# What the task asks
Output the data exactly, with every line intact.

# Supplied records
◇ ◇ ◇

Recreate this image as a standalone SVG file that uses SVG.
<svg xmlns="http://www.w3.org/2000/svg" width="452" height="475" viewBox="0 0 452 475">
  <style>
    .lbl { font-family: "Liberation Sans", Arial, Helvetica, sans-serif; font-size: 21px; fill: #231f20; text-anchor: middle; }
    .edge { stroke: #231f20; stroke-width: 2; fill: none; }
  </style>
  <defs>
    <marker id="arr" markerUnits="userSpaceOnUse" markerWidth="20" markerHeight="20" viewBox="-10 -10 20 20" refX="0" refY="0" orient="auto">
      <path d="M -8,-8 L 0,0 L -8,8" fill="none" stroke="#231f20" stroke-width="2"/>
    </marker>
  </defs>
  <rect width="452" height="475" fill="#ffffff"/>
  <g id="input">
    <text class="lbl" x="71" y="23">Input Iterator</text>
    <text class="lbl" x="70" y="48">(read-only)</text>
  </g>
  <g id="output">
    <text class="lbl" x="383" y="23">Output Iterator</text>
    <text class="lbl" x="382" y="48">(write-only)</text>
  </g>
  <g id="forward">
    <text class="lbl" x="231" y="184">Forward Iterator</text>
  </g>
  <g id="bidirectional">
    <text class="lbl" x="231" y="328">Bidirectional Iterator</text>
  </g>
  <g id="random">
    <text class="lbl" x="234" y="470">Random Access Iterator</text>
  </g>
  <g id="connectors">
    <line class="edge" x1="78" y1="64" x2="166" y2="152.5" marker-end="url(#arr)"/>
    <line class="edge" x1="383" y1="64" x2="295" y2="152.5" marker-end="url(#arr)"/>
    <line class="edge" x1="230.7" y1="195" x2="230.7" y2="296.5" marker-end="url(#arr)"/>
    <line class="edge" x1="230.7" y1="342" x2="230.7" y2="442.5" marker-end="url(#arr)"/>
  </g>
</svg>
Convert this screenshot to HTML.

◇ ◇ ◇

# Solution for this exercise
Recreate this image as a standalone SVG file that uses SVG.
<svg xmlns="http://www.w3.org/2000/svg" width="452" height="475" viewBox="0 0 452 475">
  <style>
    .lbl { font-family: "Liberation Sans", Arial, Helvetica, sans-serif; font-size: 21px; fill: #231f20; text-anchor: middle; }
    .edge { stroke: #231f20; stroke-width: 2; fill: none; }
  </style>
  <defs>
    <marker id="arr" markerUnits="userSpaceOnUse" markerWidth="20" markerHeight="20" viewBox="-10 -10 20 20" refX="0" refY="0" orient="auto">
      <path d="M -8,-8 L 0,0 L -8,8" fill="none" stroke="#231f20" stroke-width="2"/>
    </marker>
  </defs>
  <rect width="452" height="475" fill="#ffffff"/>
  <g id="input">
    <text class="lbl" x="71" y="23">Input Iterator</text>
    <text class="lbl" x="70" y="48">(read-only)</text>
  </g>
  <g id="output">
    <text class="lbl" x="383" y="23">Output Iterator</text>
    <text class="lbl" x="382" y="48">(write-only)</text>
  </g>
  <g id="forward">
    <text class="lbl" x="231" y="184">Forward Iterator</text>
  </g>
  <g id="bidirectional">
    <text class="lbl" x="231" y="328">Bidirectional Iterator</text>
  </g>
  <g id="random">
    <text class="lbl" x="234" y="470">Random Access Iterator</text>
  </g>
  <g id="connectors">
    <line class="edge" x1="78" y1="64" x2="166" y2="152.5" marker-end="url(#arr)"/>
    <line class="edge" x1="383" y1="64" x2="295" y2="152.5" marker-end="url(#arr)"/>
    <line class="edge" x1="230.7" y1="195" x2="230.7" y2="296.5" marker-end="url(#arr)"/>
    <line class="edge" x1="230.7" y1="342" x2="230.7" y2="442.5" marker-end="url(#arr)"/>
  </g>
</svg>
Convert this screenshot to HTML.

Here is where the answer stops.